We ask people, “how are you?”, but are we really prepared to RECEIVE the answer fully?
This does not mean our intention about asking about their well being isn’t genuine. However, equally true is the fact that most of us feel befuddled and don’t know what to do or say when a person genuinely shares what he / she is going through (challenges / pain/ feelings/ situations). The part within us that deeply wants to support and help, feels lost. What can I do? How can I help? And we sort of realise that there might really be no way to help and that brings helplessness and a deep sense of inadequacy or feeling of unworthiness within.
This is a very difficult space to BE in and feel that unworthiness within the self, to be intimate with that innate sense of helplessness that creeps in during these situations.
Our human brain or mind works very fast. It wants to so deeply help and support in order for the person’s pain to go away that it starts conjuring solutions or statements. It starts giving ideas , suggestions, plans of action -say this, tell them to do this, do that, da da da da da ……and this inner programming is so quick that before we start realising, our mouth has opened or our hand has typed suggestions, solutions, or indulged in situations where we start doing or saying something that we feel might help or support the person.

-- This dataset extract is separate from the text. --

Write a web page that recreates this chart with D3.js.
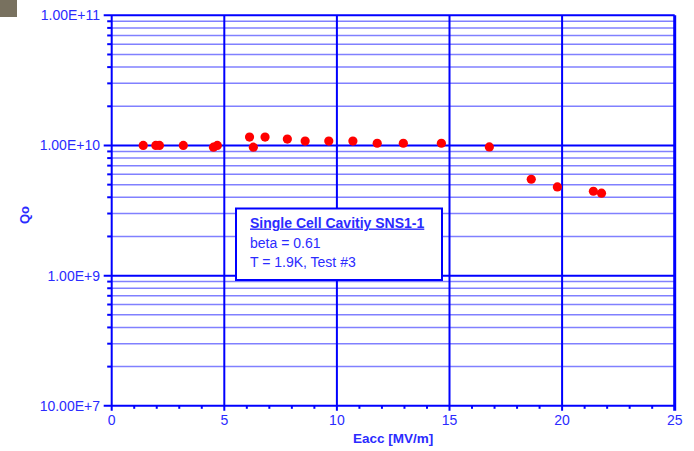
<!DOCTYPE html>
<html><head><meta charset="utf-8">
<script src="https://cdn.jsdelivr.net/npm/d3@7"></script>
<style>body{margin:0;background:#fff;}svg{display:block;font-family:Arial,"Liberation Sans",sans-serif;}</style>
</head><body><svg id="c" width="694" height="451"></svg>
<script>
const eacc = [1.40,1.96,2.12,3.18,4.52,4.69,6.12,6.29,6.81,7.80,8.59,9.64,10.71,11.79,12.95,14.64,16.77,18.63,19.79,21.39,21.75];
const qo   = [1.0e10,1.0e10,1.0e10,1.0e10,0.97e10,1.0e10,1.16e10,0.97e10,1.16e10,1.12e10,1.08e10,1.08e10,1.08e10,1.04e10,1.04e10,1.04e10,0.975e10,0.55e10,0.48e10,0.445e10,0.43e10];
const xTicks = [0,5,10,15,20,25];
const yTicks = [1e8,1e9,1e10,1e11];
const yTickLabels = ["10.00E+7","1.00E+9","1.00E+10","1.00E+11"];
const legendLines = ["Single Cell Cavitiy SNS1-1","beta = 0.61","T = 1.9K, Test #3"];
const xTitle = "Eacc [MV/m]", yTitle = "Qo";

const svg = d3.select("#c");
const L=111.7, R=674.7, T=15.3, B=405.8;
const x = d3.scaleLinear().domain([0,25]).range([L,R]);
const y = d3.scaleLog().domain([1e8,1e11]).range([B,T]);
const blue="#0000ff", light="#8080ff", txt="#2b2bff";

svg.append("rect").attr("x",0).attr("y",0).attr("width",17).attr("height",17).attr("fill","#78715f");

// minor gridlines
const minors=[];
[1e8,1e9,1e10].forEach(d=>{for(let k=2;k<=9;k++)minors.push(d*k);});
svg.append("g").selectAll("line").data(minors).join("line")
  .attr("x1",L).attr("x2",R).attr("y1",d=>y(d)).attr("y2",d=>y(d))
  .attr("stroke",light).attr("stroke-width",1.5);
// minor ticks left
svg.append("g").selectAll("line").data(minors).join("line")
  .attr("x1",L-4.5).attr("x2",L).attr("y1",d=>y(d)).attr("y2",d=>y(d))
  .attr("stroke",blue).attr("stroke-width",2);
// major horizontal gridlines
svg.append("g").selectAll("line").data(yTicks).join("line")
  .attr("x1",L-8).attr("x2",R).attr("y1",d=>y(d)).attr("y2",d=>y(d))
  .attr("stroke",blue).attr("stroke-width",2);
// vertical gridlines
svg.append("g").selectAll("line").data(xTicks).join("line")
  .attr("x1",d=>x(d)).attr("x2",d=>x(d)).attr("y1",T).attr("y2",B+5)
  .attr("stroke",blue).attr("stroke-width",d=>d===25?3:2);
// x minor ticks
svg.append("g").selectAll("line").data(d3.range(0,26).filter(d=>d%5!==0)).join("line")
  .attr("x1",d=>x(d)).attr("x2",d=>x(d)).attr("y1",B).attr("y2",B+3)
  .attr("stroke",blue).attr("stroke-width",2);

// y tick labels
svg.append("g").selectAll("text").data(yTicks).join("text")
  .attr("x",100).attr("y",d=>y(d)+5).attr("text-anchor","end")
  .attr("font-size",14).attr("fill",txt).text((d,i)=>yTickLabels[i]);
// x tick labels
svg.append("g").selectAll("text").data(xTicks).join("text")
  .attr("x",d=>x(d)).attr("y",424.5).attr("text-anchor","middle")
  .attr("font-size",14).attr("fill",txt).text(d=>d);

svg.append("text").attr("x",x(12.5)).attr("y",443).attr("text-anchor","middle")
  .attr("font-size",13.5).attr("font-weight","bold").attr("fill",txt).text(xTitle);
svg.append("text").attr("transform","translate(29,215) rotate(-90)").attr("text-anchor","middle")
  .attr("font-size",13).attr("font-weight","bold").attr("fill",txt).text(yTitle);

// legend box
svg.append("rect").attr("x",236).attr("y",208.5).attr("width",206).attr("height",71.5)
  .attr("fill","#fff").attr("stroke",blue).attr("stroke-width",2);
svg.append("text").attr("x",250).attr("y",227.5).attr("font-size",14).attr("font-weight","bold")
  .attr("fill",txt).attr("text-decoration","underline").text(legendLines[0]);
svg.append("text").attr("x",250).attr("y",247.5).attr("font-size",14).attr("fill",txt).text(legendLines[1]);
svg.append("text").attr("x",250).attr("y",266.5).attr("font-size",14).attr("fill",txt).text(legendLines[2]);

// data points
svg.append("g").selectAll("circle").data(eacc).join("circle")
  .attr("cx",d=>x(d)).attr("cy",(d,i)=>y(qo[i])).attr("r",4.6).attr("fill","#ff0000");
</script></body></html>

This addresses our concern that we might be feeling. It helps with our own helplessness or deep rooted sense of unworthiness.
But, what about the person at the receiving end? Did we check what he / she might need?
Is he / she just sharing ? Is he/ she just venting or ranting? Does the person need solution or does the person just wants to feel needed, validated or acknowledged in that moment? Or simply witnessed and held?
Agreed that online spaces make this process immensely difficult. But simple statements like “I am listening”, “I am present”, “I see you” while controlling our own inner impulse to advise or suggest solutions without asking if the person needs any suggestions can go a long way in not invalidating the other persons pain and experience.
Allowing ourselves to BREATHE through our own innate discomfort and helplessness of not being able to do much, learning daily about BEing rather than slipping into Doing, these are the things which would, in my opinion go a long way – for ourself and the person that we desire to support or be there for.
We want to take away the pain of others and support them. We desperately do what we know best. We are indeed coming from a place of support and love.
However, in that moment, what does the person really need??
Can we ask, “How can I support you today?” Can we simply listen from our body and not just the mind?”
Can we breathe through our own unconscious helplessness that keeps coming up when we really aren’t able to do much ?
And yet can we realise that pure presence IS everything?
Holding space IS everything. Gentle nudges ARE everything.
Listening IS everything.
Do we realise that the other person’s sharing might also bring up “our own pain & helplessness” and it is our own inability to feel our pain that provokes us to offer solutions or suggestions that haven’t been sought yet?
Do we realise that simply sitting with that person may make ALL the difference in their field??
What bigger need do we humans have than being witnessed for who we are and what we might be going through? This doesn’t mean encouraging victimhood. This simply means, for now, being present to them fully and may be when the wave has settled, ask “Do you need a suggestion or advise?”
Do we realise that pain, loss, trauma and grief is such a roller coaster that the person going through it may start feeling “I am not important, and that during the grieving or traumatic period, their sense of self is HIGHLY diminished. They already are questioning their existence and their state of being; they are already feeling that something is inherently wrong with them for them to feel what they are feeling or what they are going through.
By giving our solutions or healing suggestions, don’t you feel, we might not only be diminishing what they are feeling but also indirectly conveying a message, that they might not doing enough??
And that is the least that we want them to feel, isn’t it??
Do we realise that they might feel that the whole world is going on enjoying life while all they feel is pain ? Is something wrong with them or about them that they have manifested so much pain in their life?
And when we advise, we further might enable this state.
Do know, that solutions are welcome too. But it depends how actively engaged you have been in their healing journey. If you are just a passer by or have been a mere spectator, then please check if your suggestions would be welcome or is it the need of that moment.
More so, is it YOUR need or THEIR need?
No one can lessen the pain that the person might be going through. All we can do is to walk, may be a few steps with them without invalidating their experience and pain and there by not denying (but aceepting) our own pain.
What we honor, honors us back.
This is the biggest act of kindness, in my opinion, to the other and to your own self.